The problem of uncertainty modeling in representation learning is of great importance, especially to real world safety-critical applications. The paper is well written, technically sound and carefully evaluated. So I recommend accepting the paper.
1. The paper works on a very important topic of uncertainty modeling in deep learning.
2. The paper is very well written in both text and equations, and easy to understand.
3. The paper introduces a way to combine aleatoric and epistemic uncertainty in Bayesian deep learning, which is shown to outperform state-of-the-art deterministic deep learning models in different real datasets.
4. The paper provides an interesting analysis of aleatoric and epistemic uncertainty based on the observations from the experimental results.
1. The paper could be further improved by clarifying some of the details:
(a) In Equation 6, are the estimations of mean and variance based on the same neural network architecture with some of the parameters shared or independent ones? It seems the prediction and aleatoric uncertainty should be completely isolated. In that case, should they be estimated using completely independent networks?

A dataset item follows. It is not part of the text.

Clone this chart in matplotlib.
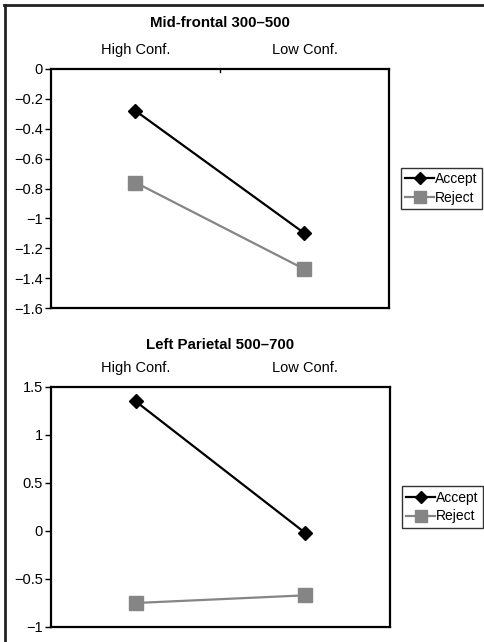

(b) In Table 3(a), the aleatoric variance is getting 20% lower when doing transfer evaluation in NYUv2 while in Table 3(b), the aleatoric variance is about twice of the original value. I wonder if the authors have an explanation of such phenomenon.
2. The paper mentions that the epistemic uncertainty can be explained away by getting a larger training data set. However, the biased (or long-tail) data distribution is an issue in large scale learning. Models learned from long-tail distribution may perform worse in categories with small sample. Also, in that case, the estimation of epistemic uncertainty could be in large variance because the computation of Equation 9 would need a sufficient number of samples. Would the proposed model address such issues?